Section 4. Gifts. The Board of Directors may accept on behalf of the Federation any contribution, gift, bequest or devise for the general purposes or for any special purpose of the Federation.
BOOKS AND RECORDS
The Federation shall keep correct and complete books and records of account and shall also keep minutes or action notes of the proceedings of its Board of Directors.
The fiscal year of the Federation shall end on June 30th.
WAIVER OF NOTICE
Whenever any notice whatsoever is required to be given by law of the State of Illinois or under the provisions of the Articles of Organization or the Bylaws of the Federation, a waiver thereof in writing signed by the person or persons entitled to such notice, whether before or after the time stated therein, shall be deemed equivalent to the giving of such notice.
The Federation shall indemnify all officers, directors, employees, agents and staff of the Federation to the fullest extent permitted by the General Laws of Illinois, and shall be entitled to purchase insurance for such indemnification to the fullest extent as determined from time to time by the Board of Directors of the Federation.
AMENDMENTS TO BYLAWS
These Bylaws may be amended by a majority vote of the Board of Directors provided the substance of any such amendment has been distributed to all members of the Board of Directors at least six (6) calendar days in advance, or by unanimous written consent of the Board of Directors in conjunction with Article XI. of the By-laws.

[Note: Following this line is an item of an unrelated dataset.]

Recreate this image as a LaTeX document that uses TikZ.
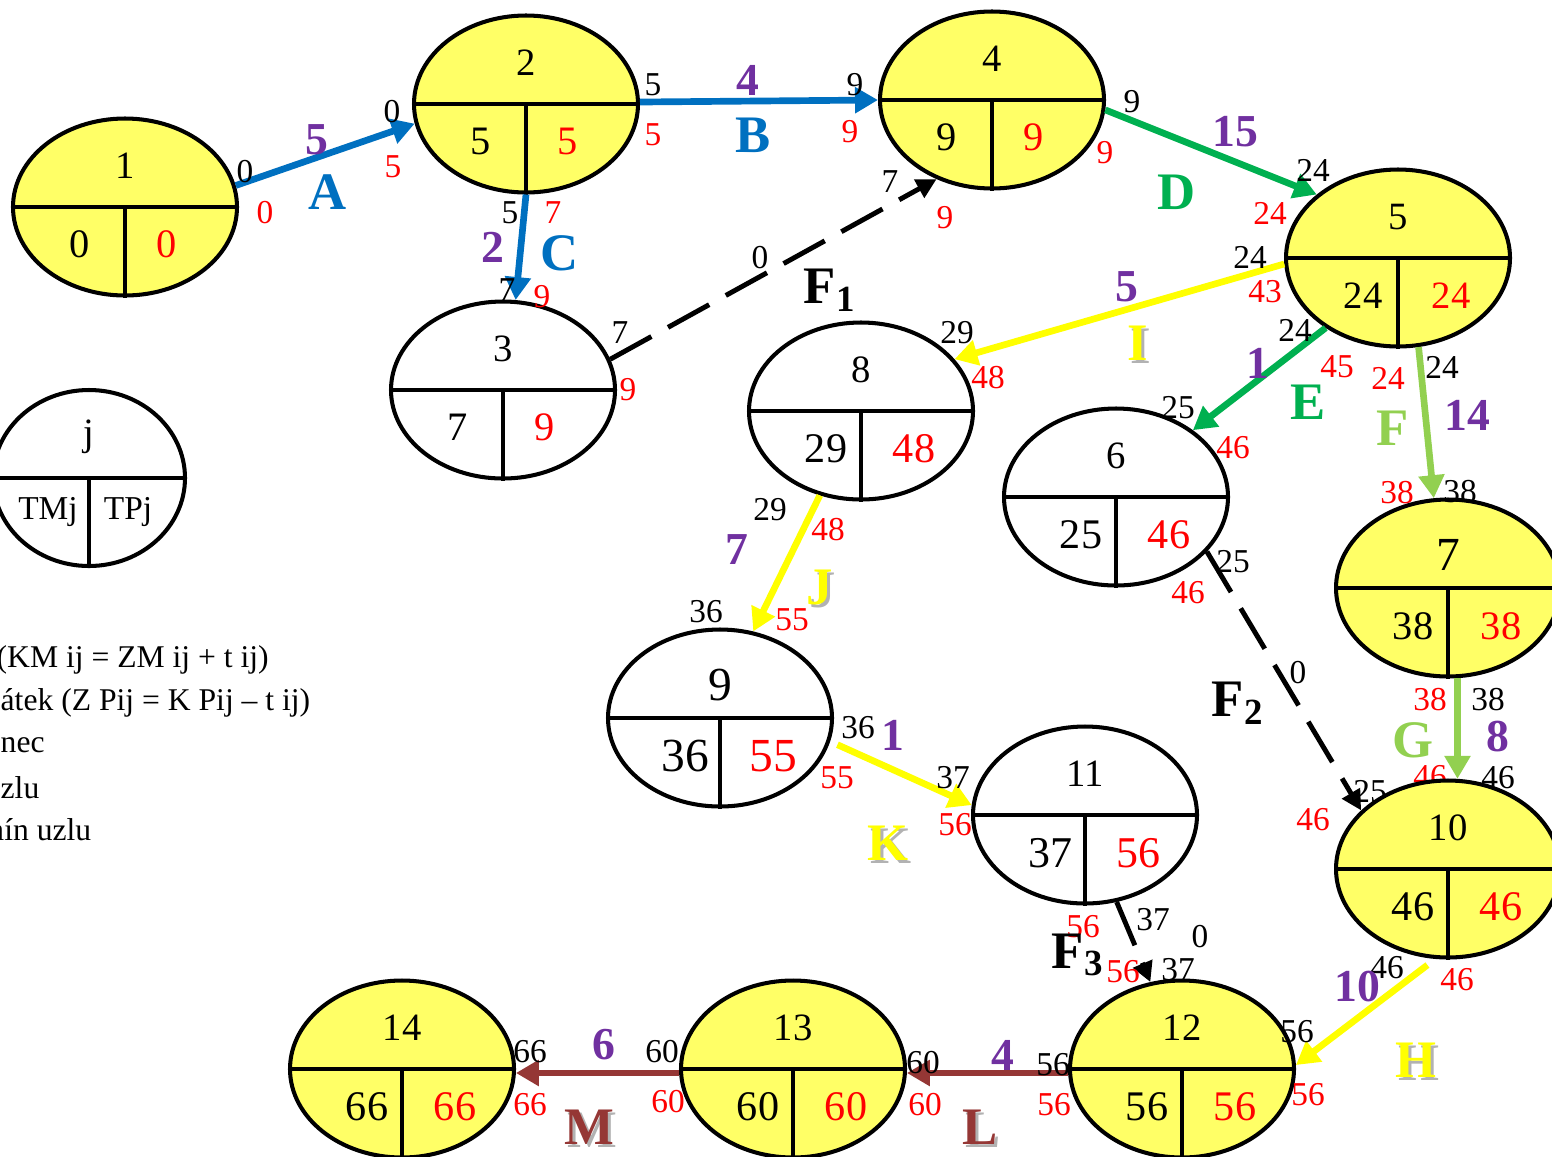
\documentclass[tikz,border=0pt]{standalone}
\usepackage{fontspec}
\setmainfont{Liberation Serif}
\usetikzlibrary{shapes.geometric,arrows.meta}
\definecolor{uzelzluta}{HTML}{FFFF66}
\definecolor{modra}{HTML}{0070C0}
\definecolor{zelena}{HTML}{00B050}
\definecolor{svzelena}{HTML}{92D050}
\definecolor{zluta}{HTML}{FFFF00}
\definecolor{hneda}{HTML}{953735}
\definecolor{fialova}{HTML}{7030A0}
\definecolor{cervena}{HTML}{FF0000}

\tikzset{
  uzel/.style={draw,ellipse,line width=1.15pt,minimum width=22.4mm,minimum height=17.7mm,inner sep=0pt},
  delic/.style={line width=1.1pt},
  hrana/.style={line width=1.9pt,-{Triangle[length=2.3mm,width=2.5mm]}},
  fikt/.style={line width=1.4pt,dash pattern=on 4.7mm off 1.9mm,-{Triangle[length=2mm,width=2mm]}},
  cislo/.style={inner sep=0pt,font=\fontsize{11}{12}\selectfont},
  velke/.style={font=\fontsize{13.5}{14}\selectfont},
  popis/.style={inner sep=0pt,font=\fontsize{9.5}{10}\selectfont},
  cas/.style={popis,text=cervena},
  doba/.style={inner sep=0pt,font=\bfseries\fontsize{13}{14}\selectfont,text=fialova},
  cinnost/.style={inner sep=0pt,font=\bfseries\fontsize{15}{16}\selectfont},
  stin/.style={cinnost,text=black!30,xshift=0.3mm,yshift=-0.3mm},
  legenda/.style={inner sep=0pt,anchor=west,font=\fontsize{9}{10}\selectfont}
}

% uzel site: jmeno, poloha, vypln, cislo, TM, TP, volby horni, volby dolni, pocet cifer
\newcommand{\sitnode}[9]{%
  \node[uzel,fill=#3] (#1) at (#2) {};
  \draw[delic] (#1.west) -- (#1.east) (#1.center) -- (#1.south);
  \node[cislo,#7] (#1-j) at ([yshift=4.1mm]#1.center) {#4};
  \ifnum#9=1
    \node[cislo,#8] (#1-tm) at ([xshift=-4.5mm,yshift=-3.7mm]#1.center) {#5};
    \node[cislo,#8,text=cervena] (#1-tp) at ([xshift=4.2mm,yshift=-3.7mm]#1.center) {#6};
  \else
    \node[cislo,#8] (#1-tm) at ([xshift=-3.5mm,yshift=-3.8mm]#1.center) {#5};
    \node[cislo,#8,text=cervena] (#1-tp) at ([xshift=5.3mm,yshift=-3.8mm]#1.center) {#6};
  \fi
}

\begin{document}
\begin{tikzpicture}[x=0.1mm,y=-0.1mm]
  \useasboundingbox (0,0) rectangle (1552,1156);
  \clip (0,0) rectangle (1552,1156);

  % popisky schovane za uzlem 10
  \node[popis] (F2-kp) at (1370,792) {25};
  \node[cas] (G-kp) at (1430,777) {46};

  % uzly
  \sitnode{n1}{125,207}{uzelzluta}{1}{0}{0}{}{font=\fontsize{11.5}{12}\selectfont}{1}
  \sitnode{n2}{526,104}{uzelzluta}{2}{5}{5}{}{font=\fontsize{11.5}{12}\selectfont}{1}
  \sitnode{n3}{503,390}{white}{3}{7}{9}{}{font=\fontsize{11.5}{12}\selectfont}{1}
  \sitnode{n4}{992,100}{uzelzluta}{4}{9}{9}{}{font=\fontsize{11.5}{12}\selectfont}{1}
  \sitnode{n5}{1398,258}{uzelzluta}{5}{24}{24}{}{}{2}
  \sitnode{n6}{1116,497}{white}{6}{25}{46}{}{font=\fontsize{12}{12}\selectfont}{2}
  \sitnode{n7}{1448,588}{uzelzluta}{7}{38}{38}{velke,yshift=-0.8mm}{font=\fontsize{11.5}{12}\selectfont}{2}
  \sitnode{n8}{861,411}{white}{8}{29}{48}{}{font=\fontsize{12}{12}\selectfont}{2}
  \sitnode{n9}{720,718}{white}{9}{36}{55}{velke,yshift=-0.8mm}{velke}{2}
  \sitnode{n10}{1448,869}{uzelzluta}{10}{46}{46}{}{font=\fontsize{12}{12}\selectfont}{2}
  \sitnode{n11}{1085,815}{white}{11}{37}{56}{}{font=\fontsize{12.5}{12}\selectfont}{2}
  \sitnode{n12}{1182,1069}{uzelzluta}{12}{56}{56}{}{font=\fontsize{12}{12}\selectfont}{2}
  \sitnode{n13}{793,1069}{uzelzluta}{13}{60}{60}{}{font=\fontsize{12}{12}\selectfont}{2}
  \sitnode{n14}{402,1069}{uzelzluta}{14}{66}{66}{}{font=\fontsize{12}{12}\selectfont}{2}

  % legenda
  \node[uzel,fill=white,minimum width=19.2mm,minimum height=17.6mm] (leg) at (89,478) {};
  \draw[delic] (leg.west) -- (leg.east) (leg.center) -- (leg.south);
  \node[cislo] (leg-j) at ([yshift=4.1mm]leg.center) {j};
  \node[popis] (leg-tm) at ([xshift=-4.1mm,yshift=-3.4mm]leg.center) {TMj};
  \node[popis] (leg-tp) at ([xshift=3.9mm,yshift=-3.4mm]leg.center) {TPj};
  \node[legenda] (leg1) at (-4,660) {(KM ij = ZM ij + t ij)};
  \node[legenda] (leg2) at (0,703) {átek (Z Pij = K Pij – t ij)};
  \node[legenda] (leg3) at (0,745) {nec};
  \node[legenda] (leg4) at (0,788) {zlu};
  \node[legenda] (leg5) at (-21,830) {mín uzlu};

  % cinnosti
  \draw[hrana,modra] (n1.11) -- (n2.190);
  \draw[hrana,modra] (n2.1) -- (n4.180);
  \draw[hrana,modra] (n2.south) -- (n3.82);
  \draw[fikt] (n3.16) -- (n4.235);
  \draw[hrana,zelena] (n4.-5) -- (n5.142);
  \draw[hrana,zluta] (n5.183) -- (n8.29);
  \draw[hrana,zelena] (n5.224) -- (n6.41);
  \draw[hrana,svzelena] (n5.283) -- (n7.99);
  \draw[hrana,zluta] (n8.244) -- (n9.69);
  \draw[hrana,zluta,shorten <=0.8mm] (n9.348) -- (n11.175);
  \draw[fikt] (n6.329) -- (n10.146);
  \draw[hrana,svzelena] (n7.276) -- (n10.84);
  \draw[fikt] (n11.290) -- (n12.110);
  \draw[hrana,zluta,shorten <=1mm] (n10.262) -- (n12.2);
  \draw[hrana,hneda] (n12.182) -- (n13.-2);
  \draw[hrana,hneda] (n13.182) -- (n14.-2);

  % A
  \node[popis] (A-zm) at (245,172) {0};
  \node[cas] (A-zp) at (265,213) {0};
  \node[doba] (A-t) at (317,140) {5};
  \node[cinnost,text=modra] (A) at (328,192) {A};
  \node[popis] (A-km) at (392,112) {0};
  \node[cas] (A-kp) at (393,167) {5};
  % B
  \node[popis] (B-zm) at (653,85) {5};
  \node[cas] (B-zp) at (653,135) {5};
  \node[doba] (B-t) at (748,80) {4};
  \node[cinnost,text=modra] (B) at (753,135) {B};
  \node[popis] (B-km) at (855,85) {9};
  \node[cas] (B-kp) at (850,132) {9};
  % C
  \node[popis] (C-zm) at (510,213) {5};
  \node[cas] (C-zp) at (553,213) {7};
  \node[doba] (C-t) at (493,247) {2};
  \node[cinnost,text=modra] (C) at (560,253) {C};
  \node[popis] (C-km) at (507,290) {7};
  \node[cas] (C-kp) at (542,297) {9};
  % F1
  \node[popis] (F1-zm) at (620,333) {7};
  \node[cas] (F1-zp) at (628,390) {9};
  \node[popis] (F1-t) at (760,258) {0};
  \node[cinnost] (F1) at (830,290) {F\textsubscript{1}};
  \node[popis] (F1-km) at (890,182) {7};
  \node[cas] (F1-kp) at (945,218) {9};
  % D
  \node[popis] (D-zm) at (1132,102) {9};
  \node[cas] (D-zp) at (1105,153) {9};
  \node[doba] (D-t) at (1235,132) {15};
  \node[cinnost,text=zelena] (D) at (1177,192) {D};
  \node[popis] (D-km) at (1313,170) {24};
  \node[cas] (D-kp) at (1270,213) {24};
  % I
  \node[popis] (I-zm) at (1250,257) {24};
  \node[cas] (I-zp) at (1265,292) {43};
  \node[doba] (I-t) at (1127,287) {5};
  \node[stin] (I-stin) at (1138,343) {I};
  \node[cinnost,text=zluta] (I) at (1138,343) {I};
  \node[popis] (I-km) at (957,333) {29};
  \node[cas] (I-kp) at (988,378) {48};
  % E
  \node[popis] (E-zm) at (1295,330) {24};
  \node[cas] (E-zp) at (1337,367) {45};
  \node[doba] (E-t) at (1258,363) {1};
  \node[cinnost,text=zelena] (E) at (1308,402) {E};
  \node[popis] (E-km) at (1178,408) {25};
  \node[cas] (E-kp) at (1233,448) {46};
  % F
  \node[popis] (F-zm) at (1442,367) {24};
  \node[cas] (F-zp) at (1388,378) {24};
  \node[doba] (F-t) at (1467,415) {14};
  \node[cinnost,text=svzelena] (F) at (1393,428) {F};
  \node[popis] (F-km) at (1460,492) {38};
  \node[cas] (F-kp) at (1397,493) {38};
  % J
  \node[popis] (J-zm) at (770,510) {29};
  \node[cas] (J-zp) at (828,530) {48};
  \node[doba] (J-t) at (737,550) {7};
  \node[stin] (J-stin) at (820,587) {J};
  \node[cinnost,text=zluta] (J) at (820,587) {J};
  \node[popis] (J-km) at (706,612) {36};
  \node[cas] (J-kp) at (792,620) {55};
  % K
  \node[popis] (K-zm) at (858,728) {36};
  \node[cas] (K-zp) at (837,778) {55};
  \node[doba] (K-t) at (893,735) {1};
  \node[stin] (K-stin) at (888,843) {K};
  \node[cinnost,text=zluta] (K) at (888,843) {K};
  \node[popis] (K-km) at (953,778) {37};
  \node[cas] (K-kp) at (955,825) {56};
  % F2
  \node[popis] (F2-zm) at (1233,562) {25};
  \node[cas] (F2-zp) at (1188,593) {46};
  \node[popis] (F2-t) at (1298,673) {0};
  \node[cinnost] (F2) at (1238,703) {F\textsubscript{2}};
  \node[cas] (F2-kp2) at (1313,820) {46};
  % G
  \node[popis] (G-zm) at (1488,700) {38};
  \node[cas] (G-zp) at (1430,700) {38};
  \node[doba] (G-t) at (1498,737) {8};
  \node[cinnost,text=svzelena] (G) at (1413,740) {G};
  \node[popis] (G-km) at (1498,778) {46};
  % F3
  \node[popis] (F3-zm) at (1153,920) {37};
  \node[cas] (F3-zp) at (1083,927) {56};
  \node[popis] (F3-t) at (1200,937) {0};
  \node[cinnost] (F3) at (1078,955) {F\textsubscript{3}};
  \node[popis] (F3-km) at (1178,970) {37};
  \node[cas] (F3-kp) at (1123,972) {56};
  % H
  \node[popis] (H-zm) at (1387,968) {46};
  \node[cas] (H-zp) at (1457,980) {46};
  \node[doba] (H-t) at (1357,987) {10};
  \node[stin] (H-stin) at (1416,1060) {H};
  \node[cinnost,text=zluta] (H) at (1416,1060) {H};
  \node[popis] (H-km) at (1297,1032) {56};
  \node[cas] (H-kp) at (1308,1095) {56};
  % L
  \node[popis] (L-zm) at (1053,1065) {56};
  \node[cas] (L-zp) at (1054,1105) {56};
  \node[doba] (L-t) at (1003,1055) {4};
  \node[stin] (L-stin) at (980,1127) {L};
  \node[cinnost,text=hneda] (L) at (980,1127) {L};
  \node[popis] (L-km) at (923,1063) {60};
  \node[cas] (L-kp) at (925,1105) {60};
  % M
  \node[popis] (M-zm) at (662,1052) {60};
  \node[cas] (M-zp) at (668,1102) {60};
  \node[doba] (M-t) at (604,1045) {6};
  \node[stin] (M-stin) at (589,1127) {M};
  \node[cinnost,text=hneda] (M) at (589,1127) {M};
  \node[popis] (M-km) at (530,1052) {66};
  \node[cas] (M-kp) at (530,1105) {66};
\end{tikzpicture}
\end{document}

The Federation may be dissolved by a vote of two-thirds of the Directors provided that notice specifying such dissolution has been distributed to all Directors at least six (6) calendar days in advance, or by unanimous written consent of the Board of Directors in conjunction with Article XI. of the By-laws. Upon the dissolution of the Federation, the Board shall, after paying or making provision for the payment of all of the liabilities of the Federation, distribute all of the remaining assets of the Federation to any organization recognized with 501(c) status by the Internal Revenue Service.